AI costs from AWS, Google, and Microsoft are now part of regular cloud bills. But optimizing AI spending requires a different approach, one that goes beyond traditional cloud cost levers and digs into new areas like GPU utilization, workload efficiency, and fine-tuning model deployment strategies.

FinOps adoption is widespread among large enterprises

FinOps is no longer just for early adopters. It’s now standard practice among major enterprises. The biggest companies, the ones that have been managing cloud costs the longest, are doubling down on FinOps to bring financial discipline to their tech spending. This is becoming a core pillar of how enterprises operate.

The FinOps Foundation reports that 93 of these top corporations are actively engaged in FinOps programs. That’s a strong indicator of where the industry is heading. Companies that don’t adopt FinOps risk falling behind, in cost management and in financial predictability, efficiency, and operational control.

“The key takeaway? Companies that treat FinOps as an afterthought will struggle with digital expansion.”

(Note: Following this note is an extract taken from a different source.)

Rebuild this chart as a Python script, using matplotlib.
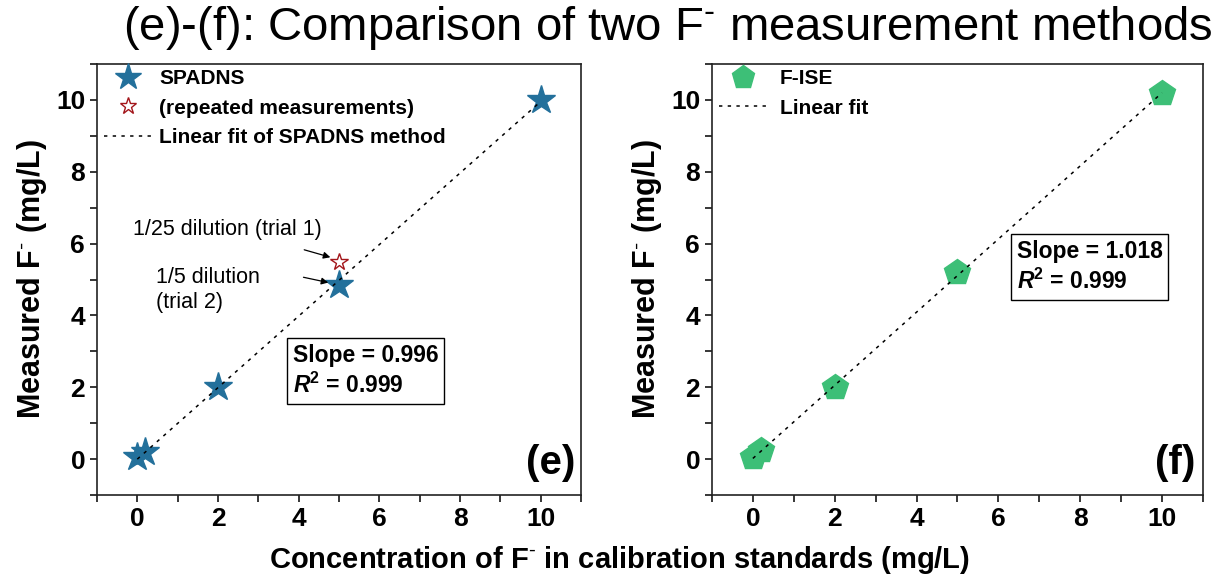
import matplotlib
matplotlib.use("Agg")
import matplotlib.pyplot as plt
import numpy as np

# data
conc_spadns = [0, 0.2, 2, 5, 10]
meas_spadns = [0.05, 0.2, 2.0, 4.85, 10.0]
conc_repeat = [5]
meas_repeat = [5.5]
fit_spadns = (0.996, 0.0)    # slope, intercept

conc_ise = [0, 0.2, 2, 5, 10]
meas_ise = [0.05, 0.25, 2.0, 5.2, 10.2]
fit_ise = (1.018, 0.02)

r2_spadns = 0.999
r2_ise = 0.999

plt.rcParams['font.family'] = ['Liberation Sans', 'DejaVu Sans']
plt.rcParams['mathtext.fontset'] = 'custom'
plt.rcParams['mathtext.rm'] = 'Liberation Sans'
plt.rcParams['mathtext.bf'] = 'Liberation Sans:bold'
plt.rcParams['mathtext.it'] = 'Liberation Sans:italic'
plt.rcParams['mathtext.bfit'] = 'Liberation Sans:bold:italic'

blue = '#23709b'
green = '#3dbf77'
red = '#a3161b'
fitstyle = (0, (2.2, 3.5))
fminus = r'F$^{\text{-}}$'


def style_axes(ax):
    ax.set_xlim(-1, 11)
    ax.set_ylim(-1, 11)
    ax.set_xticks(np.arange(0, 11, 2))
    ax.set_xticks(np.arange(-1, 12, 1), minor=True)
    ax.set_yticks(np.arange(0, 11, 2))
    ax.set_yticks(np.arange(-1, 12, 1), minor=True)
    ax.tick_params(which='both', direction='out', length=5, width=1.1,
                   labelsize=19, top=False, right=False)
    for lab in ax.get_xticklabels() + ax.get_yticklabels():
        lab.set_fontweight('bold')
    for s in ax.spines.values():
        s.set_linewidth(1.2)
        s.set_color('#222222')
    ax.set_ylabel('Measured ' + fminus + ' (mg/L)', fontsize=22,
                  fontweight='bold', labelpad=5)


fig = plt.figure(figsize=(12.29, 5.77), dpi=100)
ax1 = fig.add_axes([0.0789, 0.142, 0.394, 0.747])
ax2 = fig.add_axes([0.5793, 0.142, 0.3995, 0.747])

# (e) SPADNS
xf = np.array([0, 10])
ax1.plot(xf, fit_spadns[0] * xf + fit_spadns[1], color='black', lw=1.1,
         ls=fitstyle, label='Linear fit of SPADNS method', zorder=3)
ax1.plot(conc_spadns, meas_spadns, ls='none', marker='*', ms=21,
         color=blue, mec=blue, label='SPADNS', zorder=2)
ax1.plot(conc_repeat, meas_repeat, ls='none', marker='*', ms=13,
         mfc='white', mec=red, mew=1.0, label='(repeated measurements)', zorder=2)
style_axes(ax1)
h, l = ax1.get_legend_handles_labels()
order = [1, 2, 0]
ax1.legend([h[i] for i in order], [l[i] for i in order], loc='upper left',
           bbox_to_anchor=(-0.015, 1.022), frameon=False,
           prop={'size': 15, 'weight': 'bold'},
           handlelength=2.3, labelspacing=0.5, borderaxespad=0.3,
           handletextpad=0.35, markerscale=0.95)

ax1.annotate('1/25 dilution (trial 1)', xy=(4.85, 5.6), xytext=(-0.1, 6.4),
             fontsize=15.5, va='center', ha='left')
ax1.annotate('', xy=(4.85, 5.6), xytext=(4.07, 5.85),
             arrowprops=dict(arrowstyle='-|>', color='black', lw=0.9,
                             mutation_scale=10))
ax1.text(0.47, 4.72, '1/5 dilution\n(trial 2)', fontsize=15.5, va='center', ha='left',
         linespacing=1.25)
ax1.annotate('', xy=(4.8, 4.9), xytext=(4.05, 5.08),
             arrowprops=dict(arrowstyle='-|>', color='black', lw=0.9,
                             mutation_scale=10))
ax1.text(3.85, 2.45, 'Slope = %.3f\n$\\mathbfit{R}^{\\mathbf{2}}$ = %.3f' % (fit_spadns[0], r2_spadns),
         fontsize=16.5, fontweight='bold', va='center', ha='left', linespacing=1.3,
         bbox=dict(boxstyle='square,pad=0.25', fc='white', ec='black', lw=1.0))
ax1.text(0.988, 0.03, '(e)', transform=ax1.transAxes, fontsize=29,
         fontweight='bold', ha='right', va='bottom')

# (f) F-ISE
ax2.plot(xf, fit_ise[0] * xf + fit_ise[1], color='black', lw=1.1,
         ls=fitstyle, label='Linear fit', zorder=3)
ax2.plot(conc_ise, meas_ise, ls='none', marker='p', ms=19,
         color=green, mec=green, label='F-ISE', zorder=2)
style_axes(ax2)
h, l = ax2.get_legend_handles_labels()
ax2.legend([h[1], h[0]], [l[1], l[0]], loc='upper left',
           bbox_to_anchor=(-0.015, 1.022), frameon=False,
           prop={'size': 15, 'weight': 'bold'}, handlelength=2.3,
           labelspacing=0.5, borderaxespad=0.3, handletextpad=0.6,
           markerscale=0.9)
ax2.text(6.45, 5.35, 'Slope = %.3f\n$\\mathbfit{R}^{\\mathbf{2}}$ = %.3f' % (fit_ise[0], r2_ise),
         fontsize=16.5, fontweight='bold', va='center', ha='left', linespacing=1.3,
         bbox=dict(boxstyle='square,pad=0.25', fc='white', ec='black', lw=1.0))
ax2.text(0.985, 0.03, '(f)', transform=ax2.transAxes, fontsize=29,
         fontweight='bold', ha='right', va='bottom')

fig.text(0.504, 0.029, 'Concentration of ' + fminus + ' in calibration standards (mg/L)',
         fontsize=21, fontweight='bold', ha='center', va='center')
fig.text(0.543, 0.951, '(e)-(f): Comparison of two ' + fminus + ' measurement methods',
         fontsize=34, ha='center', va='center')

fig.savefig('out.png', dpi=100)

Governance is emerging as a priority over cost-cutting

Early-stage FinOps was about one thing: cutting costs. That was step one. But enterprises are realizing that once you’ve squeezed out the obvious inefficiencies, the real value comes from governance, creating policies, automation, and long-term financial discipline.

Optimizations are quick fixes. Governance is what keeps an organization financially disciplined at scale. It’s the difference between reacting to cost overruns and preventing them in the first place. Governance means setting policies on cloud usage, automating spending controls, and making sure that cost efficiency is a core business function.

AI and multi-cloud investments complicate cost management

Enterprises are using a mix of SaaS, public cloud, private cloud, and on-prem data centers. This makes cost management far more complex. Different cloud providers have different billing structures, and private data centers require upfront investments with entirely different cost models. Managing this mix efficiently is one of the biggest challenges in tech finance today.

Multi-cloud strategies add another layer of complexity. Data movement between clouds can trigger egress fees, which are often overlooked but can be a major cost driver. Workloads split between public and private clouds require careful balancing to avoid redundancy and wasted capacity. And AI compounds the issue, its high compute demands make financial tracking across multiple environments even more difficult.

A FinOps Foundation survey found that 69% of enterprises are using SaaS for AI workloads, while 30% are investing in private cloud and data centers. The numbers show a clear trend: companies are moving beyond single-cloud deployments, but many are struggling to optimize costs across multiple platforms.

AI cost management means looking beyond traditional cloud billing models. It’s means understanding pricing models across different vendors and optimizing AI workloads in real time. Companies that master this will have a big advantage in controlling their AI spending.

Final thoughts

FinOps is changing fast. What started as a cloud cost optimization strategy is now becoming the foundation for managing SaaS and AI expenses. Companies that take FinOps seriously, especially in governance and AI cost control, will have a competitive advantage in managing their digital transformation.

The shift is clear. SaaS costs are being brought under control. AI cost management is becoming a major priority. Fortune 100 companies are making FinOps a standard practice. Governance is replacing short-term cost-cutting. And multi-cloud and AI investments are forcing enterprises to rethink how they approach cost management.

Enterprises that get ahead of these changes now will be in a far better position to scale efficiently, innovate without financial bottlenecks, and maintain a clear, controlled growth trajectory. Those that ignore these trends? They’ll be fighting a losing battle against unpredictable, runaway tech spending.

Key executive takeaways

  • FinOps is expanding beyond cloud to AI and SaaS: Enterprises are adopting FinOps to control unpredictable AI costs and SaaS sprawl. Leaders should integrate FinOps into financial planning to prevent unchecked digital spending.

  • AI cost management requires new strategies: Traditional cloud cost controls don’t work for AI, which relies on costly GPUs, token-based pricing, and resource-heavy training cycles. Executives must implement AI-specific cost tracking and workload optimization to avoid financial overruns.

  • FinOps is becoming standard among large enterprises: With 93 of the Fortune 100 engaged in FinOps, it’s now a core business function, not a trend. Companies lagging in FinOps adoption risk inefficiencies and competitive disadvantages in managing digital expansion.

  • Governance is overtaking cost-cutting as the priority: Cost optimizations offer diminishing returns, while long-term cost control depends on governance, automation, and policy enforcement. Leaders should shift focus from short-term savings to sustainable financial discipline.

  • Multi-cloud and AI investments are driving complexity: Enterprises are deploying AI across SaaS, public cloud, and private infrastructure, making cost management harder. Decision-makers must adopt a unified FinOps approach across all environments to prevent inefficiencies and rising costs.